▶ _AIM_
Without the pictures, print the lines running from the beginning of the material to the line containing "['#375623', '#548235', '#92D050', '#C5E0B4', '#E2F0D9'];", both ends included.

▶ _RECORDED DATA_
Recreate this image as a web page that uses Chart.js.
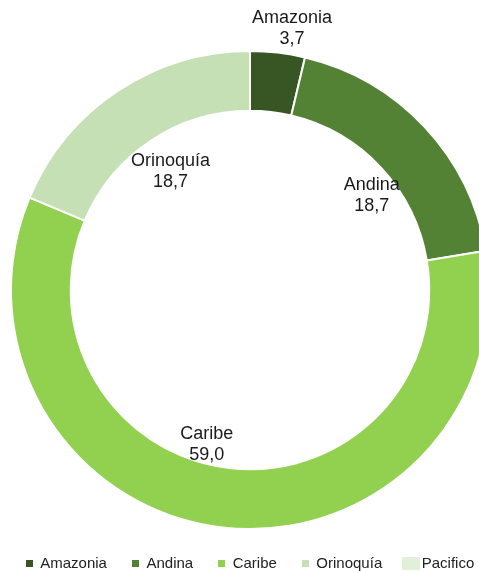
<!DOCTYPE html>
<html>
<head>
<meta charset="utf-8">
<script src="https://cdn.jsdelivr.net/npm/chart.js@4/dist/chart.umd.min.js"></script>
<style>
html,body{margin:0;padding:0;overflow:hidden;background:#fff;width:479px;height:571px;}
#wrap{width:540px;height:571px;margin-left:-20px;}
</style>
</head>
<body>
<div id="wrap"><canvas id="c" width="540" height="571"></canvas></div>
<script>
const categories = ['Amazonia', 'Andina', 'Caribe', 'Orinoquía', 'Pacifico'];
const values = [3.7, 18.7, 59.0, 18.7, 0];
const valueLabels = ['3,7', '18,7', '59,0', '18,7', ''];
const colors = ['#375623', '#548235', '#92D050', '#C5E0B4', '#E2F0D9'];

// label placement: [radius factor of outer radius, angle shift in degrees]
const labelPlacement = [[1.107, 2.5], [0.645, 5.3], [0.672, 9.0], [0.597, -0.2], null];
const legendMarker = [[7, 7], [7, 7], [7, 7], [7, 7], [18, 13]];

function markerImage(color, w, h) {
  const cv = document.createElement('canvas');
  cv.width = w; cv.height = h;
  const cx = cv.getContext('2d');
  cx.fillStyle = color;
  cx.fillRect(0, 0, w, h);
  return cv;
}

const sliceLabels = {
  id: 'sliceLabels',
  afterDatasetsDraw(chart) {
    const ctx = chart.ctx;
    const meta = chart.getDatasetMeta(0);
    ctx.save();
    ctx.font = '18px "Liberation Sans", Arial, sans-serif';
    ctx.fillStyle = '#1a1a1a';
    ctx.textAlign = 'center';
    ctx.textBaseline = 'middle';
    meta.data.forEach((arc, i) => {
      const p = labelPlacement[i];
      if (!p) return;
      const mid = (arc.startAngle + arc.endAngle) / 2 + p[1] * Math.PI / 180;
      const r = arc.outerRadius * p[0];
      const x = arc.x + Math.cos(mid) * r;
      const y = arc.y + Math.sin(mid) * r;
      ctx.fillText(categories[i], x, y - 10.5);
      ctx.fillText(valueLabels[i], x, y + 10.5);
    });
    ctx.restore();
  }
};

new Chart(document.getElementById('c'), {
  type: 'doughnut',
  data: {
    labels: categories,
    datasets: [{
      data: values,
      backgroundColor: colors,
      borderColor: '#ffffff',
      borderWidth: 2
    }]
  },
  options: {
    responsive: false,
    animation: false,
    radius: 239,
    cutout: '75%',
    layout: { padding: { top: 49, bottom: -10, left: 0, right: 0 } },
    plugins: {
      tooltip: { enabled: false },
      legend: {
        position: 'bottom',
        labels: {
          usePointStyle: true,
          boxWidth: 7,
          boxHeight: 7,
          padding: 25,
          color: '#222',
          font: { family: '"Liberation Sans", Arial, sans-serif', size: 15 },
          generateLabels(chart) {
            const base = Chart.overrides.doughnut.plugins.legend.labels.generateLabels(chart);
            return base.map((it, i) => {
              it.pointStyle = markerImage(colors[i], legendMarker[i][0], legendMarker[i][1]);
              it.lineWidth = 0;
              return it;
            });
          }
        }
      }
    }
  },
  plugins: [sliceLabels]
});
</script>
</body>
</html>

▶ _SOLVED PROBLEM_
Recreate this image as a web page that uses Chart.js.
<!DOCTYPE html>
<html>
<head>
<meta charset="utf-8">
<script src="https://cdn.jsdelivr.net/npm/chart.js@4/dist/chart.umd.min.js"></script>
<style>
html,body{margin:0;padding:0;overflow:hidden;background:#fff;width:479px;height:571px;}
#wrap{width:540px;height:571px;margin-left:-20px;}
</style>
</head>
<body>
<div id="wrap"><canvas id="c" width="540" height="571"></canvas></div>
<script>
const categories = ['Amazonia', 'Andina', 'Caribe', 'Orinoquía', 'Pacifico'];
const values = [3.7, 18.7, 59.0, 18.7, 0];
const valueLabels = ['3,7', '18,7', '59,0', '18,7', ''];
const colors = ['#375623', '#548235', '#92D050', '#C5E0B4', '#E2F0D9'];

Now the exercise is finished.